**What is required**
Transcribe the lines below verbatim, skipping the images.

**Information supplied**

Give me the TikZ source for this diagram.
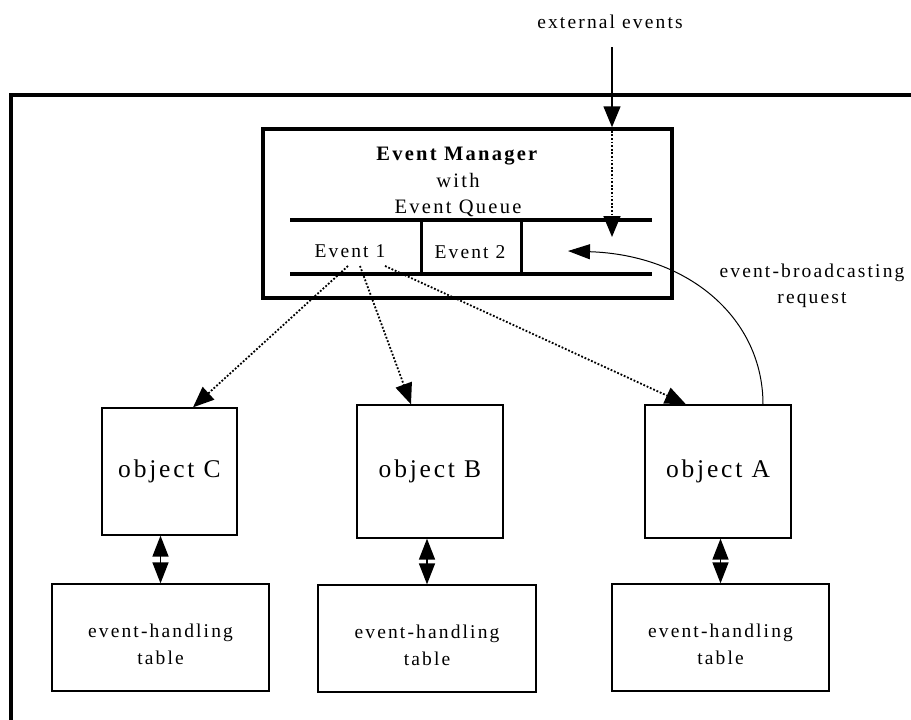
\documentclass[tikz,border=0pt]{standalone}
\usepackage{fontspec}
\setmainfont{Liberation Serif}
\newfontfamily\spaced[LetterSpace=11]{Liberation Serif}
\usetikzlibrary{arrows.meta,calc}

\begin{document}
\begin{tikzpicture}[x=1pt,y=-1pt,
  >={Triangle[length=21pt,width=17pt]},
  txt/.style={inner sep=0pt, align=center, font=\spaced\fontsize{19.5}{26}\selectfont},
  objbox/.style={draw, line width=1.3pt, minimum width=146pt, minimum height=133pt,
                 inner sep=0pt, font=\spaced\fontsize{25.5}{30}\selectfont},
  tblbox/.style={draw, line width=1.3pt, minimum width=217pt, minimum height=107pt, inner sep=0pt},
  tbltxt/.style={txt, font=\spaced\fontsize{19.5}{27}\selectfont},
  heavy/.style={line width=3.5pt},
  divider/.style={line width=3pt},
  dotarrow/.style={->, line width=1.8pt, dash pattern=on 1.8pt off 1.8pt},
  plainarrow/.style={->, line width=1.5pt},
  reqarrow/.style={-{Triangle[length=22pt,width=15pt]}, line width=1pt},
  linkarrow/.style={{Triangle[length=21pt,width=16pt]}-{Triangle[length=21pt,width=16pt]}, line width=1.5pt}
]
\useasboundingbox (0,0) rectangle (911,720);

% enclosing system frame (runs off the page to the right and bottom)
\draw[line width=4pt, line join=miter] (10.5,740) -- (10.5,95) -- (930,95);

% event manager with its queue
\node[draw, heavy, minimum width=409pt, minimum height=169pt, inner sep=0pt] (em) at (467.5,213.5) {};
\node[txt, font=\spaced\fontsize{20.5}{26.5}\selectfont] (emtitle) at (458,182)
  {\textbf{Event Manager}\\with\\Event Queue};
\coordinate (qTL) at (290,220);
\coordinate (qTR) at (652,220);
\coordinate (qBL) at (290,274);
\coordinate (qBR) at (652,274);
\draw[heavy] (qTL) -- (qTR);
\draw[heavy] (qBL) -- (qBR);
\draw[divider] (qTL -| 421,0) -- (qBL -| 421,0);
\draw[divider] (qTL -| 521,0) -- (qBL -| 521,0);
\node[txt] (ev1) at (350,251) {Event 1};
\node[txt] (ev2) at (470,252) {Event 2};
\coordinate (qreq) at (568,251);

% objects
\node[objbox, minimum width=135pt, minimum height=127pt] (objC) at (169.5,471.5) {object C};
\node[objbox] (objB) at (430,471.5) {object B};
\node[objbox] (objA) at (718,471.5) {object A};

% event-handling tables
\node[tblbox] (tblC) at (160.5,637.5) {};
\node[tblbox, minimum width=218pt] (tblB) at (427,638.5) {};
\node[tblbox] (tblA) at (720.5,637.5) {};
\node[tbltxt] (tblCtxt) at ([yshift=-7pt]tblC.center) {event-handling\\table};
\node[tbltxt] (tblBtxt) at ([yshift=-7pt]tblB.center) {event-handling\\table};
\node[tbltxt] (tblAtxt) at ([yshift=-7pt]tblA.center) {event-handling\\table};

% object <-> table links
\draw[linkarrow] (tblC.north) -- (tblC.north |- objC.south);
\draw[linkarrow] (tblB.north) -- (tblB.north |- objB.south);
\draw[linkarrow] (tblA.north) -- (tblA.north |- objA.south);

% external events entering the queue
\node[txt] (ext) at (610,21.5) {external events};
\coordinate (extfoot) at ([shift={(2,25.5)}]ext.center);
\coordinate (qin) at ($(extfoot |- qTR)+(0,17)$);
\draw[plainarrow] (extfoot) -- (extfoot |- em.north);
\draw[dotarrow] (extfoot |- em.north) -- (qin);

% broadcasting of Event 1 to the objects
\coordinate (fromC) at ([shift={(-2,15)}]ev1.center);
\coordinate (fromB) at ([shift={(10,15)}]ev1.center);
\coordinate (fromA) at ([shift={(35,15)}]ev1.center);
\draw[dotarrow] (fromC) -- ([xshift=23.5pt]objC.north);
\draw[dotarrow] (fromB) -- ([xshift=-19pt]objB.north);
\draw[dotarrow] (fromA) -- ([xshift=-32pt]objA.north);

% broadcasting request from object A back to the queue
\draw[reqarrow] ([xshift=45pt]objA.north) .. controls +(0,-85) and +(122,4) .. (qreq);
\node[txt] (reqlabel) at (812,285.5) {event-broadcasting\\request};
\end{tikzpicture}
\end{document}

**Written response**
Give me the TikZ source for this diagram.
\documentclass[tikz,border=0pt]{standalone}
\usepackage{fontspec}
\setmainfont{Liberation Serif}
\newfontfamily\spaced[LetterSpace=11]{Liberation Serif}
\usetikzlibrary{arrows.meta,calc}

\begin{document}
\begin{tikzpicture}[x=1pt,y=-1pt,
  >={Triangle[length=21pt,width=17pt]},
  txt/.style={inner sep=0pt, align=center, font=\spaced\fontsize{19.5}{26}\selectfont},
  objbox/.style={draw, line width=1.3pt, minimum width=146pt, minimum height=133pt,
                 inner sep=0pt, font=\spaced\fontsize{25.5}{30}\selectfont},
  tblbox/.style={draw, line width=1.3pt, minimum width=217pt, minimum height=107pt, inner sep=0pt},
  tbltxt/.style={txt, font=\spaced\fontsize{19.5}{27}\selectfont},
  heavy/.style={line width=3.5pt},
  divider/.style={line width=3pt},
  dotarrow/.style={->, line width=1.8pt, dash pattern=on 1.8pt off 1.8pt},
  plainarrow/.style={->, line width=1.5pt},
  reqarrow/.style={-{Triangle[length=22pt,width=15pt]}, line width=1pt},
  linkarrow/.style={{Triangle[length=21pt,width=16pt]}-{Triangle[length=21pt,width=16pt]}, line width=1.5pt}
]
\useasboundingbox (0,0) rectangle (911,720);

% enclosing system frame (runs off the page to the right and bottom)
\draw[line width=4pt, line join=miter] (10.5,740) -- (10.5,95) -- (930,95);

% event manager with its queue
\node[draw, heavy, minimum width=409pt, minimum height=169pt, inner sep=0pt] (em) at (467.5,213.5) {};
\node[txt, font=\spaced\fontsize{20.5}{26.5}\selectfont] (emtitle) at (458,182)
  {\textbf{Event Manager}\\with\\Event Queue};
\coordinate (qTL) at (290,220);
\coordinate (qTR) at (652,220);
\coordinate (qBL) at (290,274);
\coordinate (qBR) at (652,274);
\draw[heavy] (qTL) -- (qTR);
\draw[heavy] (qBL) -- (qBR);
\draw[divider] (qTL -| 421,0) -- (qBL -| 421,0);
\draw[divider] (qTL -| 521,0) -- (qBL -| 521,0);
\node[txt] (ev1) at (350,251) {Event 1};
\node[txt] (ev2) at (470,252) {Event 2};
\coordinate (qreq) at (568,251);

% objects
\node[objbox, minimum width=135pt, minimum height=127pt] (objC) at (169.5,471.5) {object C};
\node[objbox] (objB) at (430,471.5) {object B};
\node[objbox] (objA) at (718,471.5) {object A};

% event-handling tables
\node[tblbox] (tblC) at (160.5,637.5) {};
\node[tblbox, minimum width=218pt] (tblB) at (427,638.5) {};
\node[tblbox] (tblA) at (720.5,637.5) {};
\node[tbltxt] (tblCtxt) at ([yshift=-7pt]tblC.center) {event-handling\\table};
\node[tbltxt] (tblBtxt) at ([yshift=-7pt]tblB.center) {event-handling\\table};
\node[tbltxt] (tblAtxt) at ([yshift=-7pt]tblA.center) {event-handling\\table};

% object <-> table links
\draw[linkarrow] (tblC.north) -- (tblC.north |- objC.south);
\draw[linkarrow] (tblB.north) -- (tblB.north |- objB.south);
\draw[linkarrow] (tblA.north) -- (tblA.north |- objA.south);

% external events entering the queue
\node[txt] (ext) at (610,21.5) {external events};
\coordinate (extfoot) at ([shift={(2,25.5)}]ext.center);
\coordinate (qin) at ($(extfoot |- qTR)+(0,17)$);
\draw[plainarrow] (extfoot) -- (extfoot |- em.north);
\draw[dotarrow] (extfoot |- em.north) -- (qin);

% broadcasting of Event 1 to the objects
\coordinate (fromC) at ([shift={(-2,15)}]ev1.center);
\coordinate (fromB) at ([shift={(10,15)}]ev1.center);
\coordinate (fromA) at ([shift={(35,15)}]ev1.center);
\draw[dotarrow] (fromC) -- ([xshift=23.5pt]objC.north);
\draw[dotarrow] (fromB) -- ([xshift=-19pt]objB.north);
\draw[dotarrow] (fromA) -- ([xshift=-32pt]objA.north);

% broadcasting request from object A back to the queue
\draw[reqarrow] ([xshift=45pt]objA.north) .. controls +(0,-85) and +(122,4) .. (qreq);
\node[txt] (reqlabel) at (812,285.5) {event-broadcasting\\request};
\end{tikzpicture}
\end{document}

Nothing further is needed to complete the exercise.